Dans l'attente de la révision de ces documents d'urbanisme, des outils sont mis à disposition des maires pour lutter contre l'artificialisation : un droit de préemption étendu à la renaturation, ainsi que la possibilité de surseoir à statuer sur les projets pouvant mettre en péril l'objectif de diminution de la consommation d'espaces naturels. Les efforts de renaturation effectués depuis 2021 seront également pris en compte.

Le texte « adapte le ZAN aux spécificités des communes d'Outre-mer, de montagne ainsi que littorales, touchées par le recul du trait de côte et les enjeux de relocalisation », se félicite également l'Association des maires de France (AMF), qui avait bataillé ferme contre le dispositif issu de la loi Climat et résilience et même attaqué ses deux décrets d'application devant le Conseil d'État. « Les efforts déjà réalisés par les communes ultramarines se voient également reconnus et pris en compte à travers un ajustement de la trajectoire fixée par les schémas d'aménagement régional (SAR) », se félicite également l'Association nationale des élus des littoraux (Anel).

Si l'AMF salue le compromis obtenu à travers ce texte, elle reste toutefois sur le qui-vive. « Les problèmes demeurent très nombreux et les situations sur le terrain seront compliquées. Il reste par exemple à mettre en place un modèle économique et financier sur le long terme, permettant le renouvellement urbain et la réaffectation des friches.
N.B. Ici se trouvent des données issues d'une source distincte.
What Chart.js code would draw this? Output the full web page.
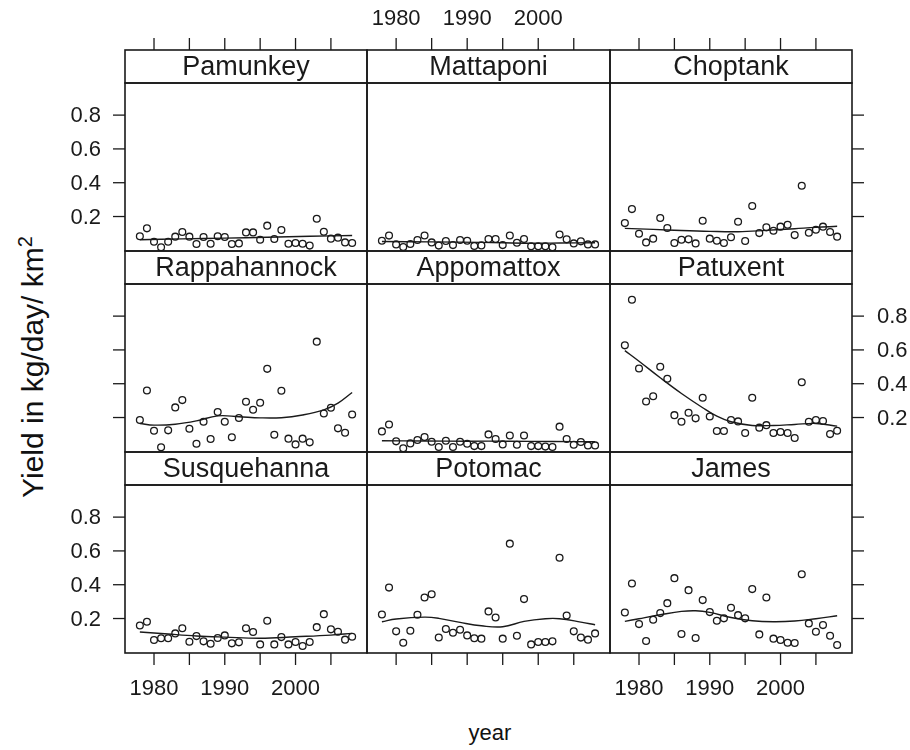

La discussion du projet de loi de finances pour 2024 doit permettre d'avancer sur cet angle mort de la loi Climat », exhorte l'association d'élus.

Ce texte, dont la promulgation devrait intervenir dans les jours qui viennent si le Conseil constitutionnel n'est pas saisi, ne constitue toutefois qu'un jalon dans la politique de long terme qu'est le ZAN. Avant même la discussion de la loi de finances, les collectivités auront les yeux rivées sur ses deux décrets d'application dont Christophe Béchu a annoncé la publication dans la foulée.